An ongoing lawsuit in Alabama represents the far-reaching criminalization of women enabled by some anti-abortion ideology and the U.S. Supreme Court’s ruling overturning Roe v. Wade, reports Reuters. The result of the Alabama case, which involves a woman merely suspected of being pregnant, could be a bellwether for various cases relitigating women’s rights after the high court’s decision. Etowah County officials are facing what appears to be the first lawsuit in the state alleging false imprisonment because a woman who was jailed for exposing her unborn child to drugs wasn’t pregnant. Stacey Freeman was under investigation by a family services agency for substance abuse when her daughter incorrectly told social workers that Freeman was pregnant. Freeman said she offered to take a pregnancy test, but it wasn’t administered. Sheriff’s investigator Brandi Fuller later issued a “patently false” warrant saying Freeman tested positive for amphetamines, the lawsuit says. She was arrested for “chemical endangerment” days later by sheriff’s deputies who stopped to assist her with a flat tire. Freeman said she was forced to provide a urine sample in jail, which showed she wasn't pregnant. She was released only after Fuller "admonished" her, saying she would be charged if she were to get pregnant within the next few months.

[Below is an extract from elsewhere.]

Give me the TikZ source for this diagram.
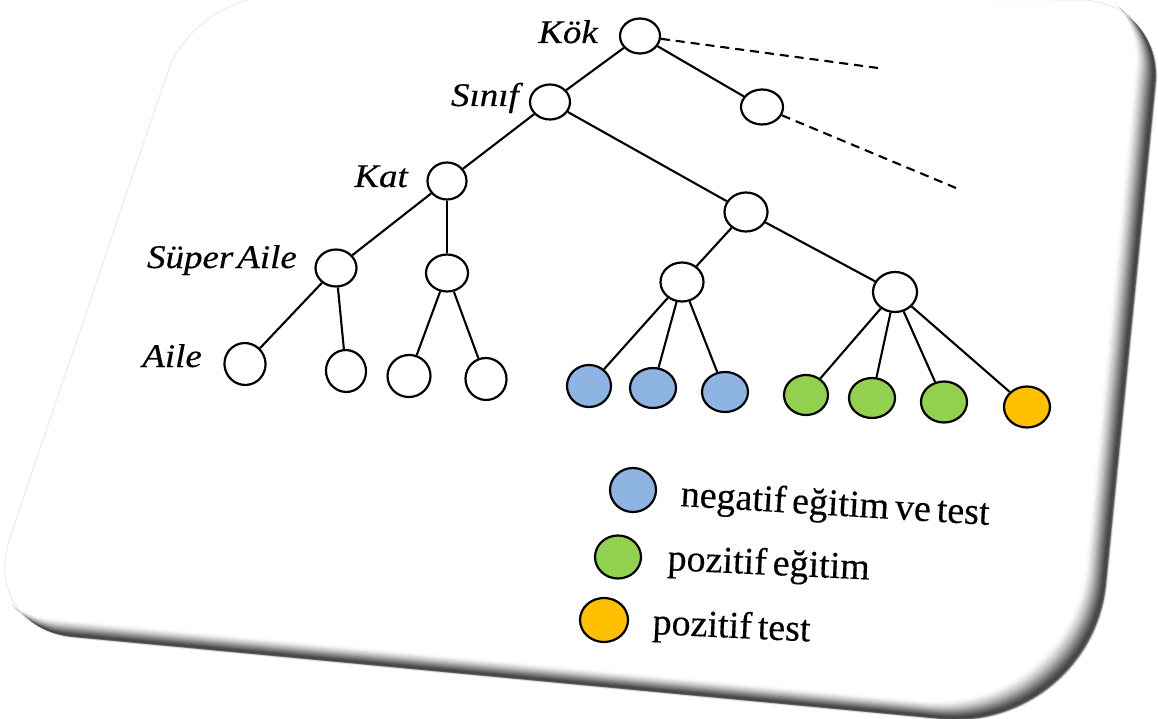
\documentclass[tikz,border=0pt]{standalone}
\usepackage{fontspec}
\setmainfont{Liberation Serif}
\newfontfamily\lblfont[FakeStretch=1.12,FakeBold=0.4]{Liberation Serif}
\newfontfamily\legfont[FakeBold=0.3]{Liberation Serif}
\usetikzlibrary{shapes.geometric}

\definecolor{negblue}{HTML}{8DB4E2}
\definecolor{posgreen}{HTML}{92D050}
\definecolor{postest}{HTML}{FFC000}

% outline of the tilted card (pixel-like units, y pointing down)
\newcommand\cardoutline{(271,-3) -- (1080,0)
  .. controls (1126.9,0) and (1161.2,37.9) .. (1156.6,84.6)
  -- (1107,585)
  .. controls (1098.7,667.2) and (1025.1,727.7) .. (942.7,719.9)
  -- (73.6,637.9)
  .. controls (21.4,633) and (-7.3,588.7) .. (9.5,539)
  -- (168,71)
  .. controls (181.8,30.2) and (227.9,-3) .. (271,-3) -- cycle}

\tikzset{
  tnode/.style={ellipse, draw=black, line width=2.2pt, fill=white, inner sep=0pt},
  edge/.style={line width=2.1pt, black},
  dashedge/.style={line width=2.1pt, black, dash pattern=on 9pt off 6pt},
  lbl/.style={font={\lblfont\itshape\fontsize{33}{33}\selectfont\spaceskip=4pt\relax}, inner sep=0pt, anchor=base east},
  legtext/.style={font={\legfont\fontsize{38}{38}\selectfont\spaceskip=6pt\relax}, inner sep=0pt, anchor=base west},
}

\begin{document}
\begin{tikzpicture}[x=1pt,y=-1pt]
\useasboundingbox (0,0) rectangle (1158,719);
\clip (0,0) rectangle (1158,719);

% card with its shaded lower and right rim
\foreach \k/\p in {0/30,1/62,2/72,3/72,4/70,5/66,6/61,7/56,8/51,9/46,10/41,11/36,12/31,13/26,14/22,15/18,16/14,17/10,18/7,19/4,20/2,21/1,22/0}{
  \fill[black!\p!white, shift={(-\k,-0.9*\k)}] \cardoutline;
}
\draw[black!10, line width=0.7pt] \cardoutline;

% tree nodes
\node[tnode, minimum width=40pt, minimum height=35pt] (root) at (640,36) {};
\node[tnode, minimum width=42pt, minimum height=35pt] (n2) at (762,107) {};
\node[tnode, minimum width=40pt, minimum height=35pt] (sinif) at (550,102) {};
\node[tnode, minimum width=39pt, minimum height=37pt] (kat) at (447,181) {};
\node[tnode, minimum width=41pt, minimum height=37pt] (sa1) at (336,268) {};
\node[tnode, minimum width=42pt, minimum height=37pt] (sa2) at (447,273) {};
\node[tnode, minimum width=43pt, minimum height=39pt] (n3) at (746,212) {};
\node[tnode, minimum width=43pt, minimum height=39pt] (n4) at (682,282) {};
\node[tnode, minimum width=44pt, minimum height=40pt] (n5) at (895,292) {};

\node[tnode, minimum width=41pt, minimum height=42pt, rotate=15] (l1) at (245,364) {};
\node[tnode, minimum width=40pt, minimum height=42pt, rotate=10] (l2) at (346,371) {};
\node[tnode, minimum width=43pt, minimum height=42pt, rotate=10] (l3) at (409,376) {};
\node[tnode, minimum width=41pt, minimum height=42pt, rotate=10] (l4) at (486,379) {};

\node[tnode, fill=negblue, minimum width=44pt, minimum height=42pt] (b1) at (589,386) {};
\node[tnode, fill=negblue, minimum width=46pt, minimum height=40pt] (b2) at (653,388) {};
\node[tnode, fill=negblue, minimum width=46pt, minimum height=40pt] (b3) at (725,392) {};
\node[tnode, fill=posgreen, minimum width=44pt, minimum height=40pt] (g1) at (806,395) {};
\node[tnode, fill=posgreen, minimum width=46pt, minimum height=40pt] (g2) at (872,398) {};
\node[tnode, fill=posgreen, minimum width=46pt, minimum height=41pt] (g3) at (944,402) {};
\node[tnode, fill=postest, minimum width=46pt, minimum height=41pt] (o1) at (1027,407) {};

% loose ends of the dashed branches
\coordinate (d1) at (878,68);
\coordinate (d2) at (956,188);

% branches
\draw[edge] (root) -- (sinif);
\draw[edge] (root) -- (n2);
\draw[edge] (sinif) -- (kat);
\draw[edge] (sinif) -- (n3);
\draw[edge] (kat) -- (sa1);
\draw[edge] (kat) -- (sa2);
\draw[edge] (sa1) -- (l1);
\draw[edge] (sa1) -- (l2);
\draw[edge] (sa2) -- (l3);
\draw[edge] (sa2) -- (l4);
\draw[edge] (n3) -- (n4);
\draw[edge] (n3) -- (n5);
\draw[edge] (n4) -- (b1);
\draw[edge] (n4) -- (b2);
\draw[edge] (n4) -- (b3);
\draw[edge] (n5) -- (g1);
\draw[edge] (n5) -- (g2);
\draw[edge] (n5) -- (g3);
\draw[edge] (n5) -- (o1);
\draw[dashedge] (root) -- (d1);
\draw[dashedge] (n2) -- (d2);

% level labels
\node[lbl] (tkok) at (598,43) {Kök};
\node[lbl] (tsinif) at (519,106) {Sınıf};
\node[lbl] (tkat) at (408,187) {Kat};
\node[lbl] (tsuper) at (297,268) {Süper Aile};
\node[lbl] (taile) at (202,367) {Aile};

% legend
\node[tnode, fill=negblue, minimum width=46pt, minimum height=44pt] (kb) at (633,490) {};
\node[tnode, fill=posgreen, minimum width=46pt, minimum height=43pt] (kg) at (618,557) {};
\node[tnode, fill=postest, minimum width=48pt, minimum height=44pt] (ko) at (604,620) {};
\node[legtext, rotate=-3.5] (tneg) at (680,506) {negatif eğitim ve test};
\node[legtext, rotate=-2.7] (tpose) at (667,570) {pozitif eğitim};
\node[legtext, rotate=-2.7] (tpost) at (652,634) {pozitif test};
\end{tikzpicture}
\end{document}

Freeman’s ordeal is not the only one. Officials in Shelby County, Al., more than seven years ago brought and later dismissed chemical endangerment charges against a woman who also wasn't pregnant. In 2019, an Alabama grand jury indicted a woman who lost her unborn baby when she was shot, after declining to charge the shooter because it found she had fired in self-defense. Those cases demonstrate the dangers of the “fetal personhood” argument – which holds that the law should grant full personhood rights to fetuses and even fertilized eggs. The idea has been used to support efforts to punish women for behavior considered risky to pregnancies or for seeking abortions. Martin Weinberg, who represents Freeman, said her case "is a manifestation of why this is just not a pragmatic way" to go about protecting infants or women. Etowah County is the epicenter of pregnancy criminalization, said Emma Roth of the group Pregnancy Justice. The group has tracked the criminalization of women and pregnancy – more than 1,300 arrests and detentions that wouldn’t have happened if the person weren’t pregnant or suspected to be – since 1973. Alabama prosecutes more pregnant people than any other state, and Etowah County leads with more than 150 cases since 2010. Advocates argue that fetal personhood is a short, slippery slope to nearly unfettered regulation of anyone who may be pregnant and in practice, has led to the criminalization and increased state control over women – mostly Black women, historically, and exclusively low-income women, generally.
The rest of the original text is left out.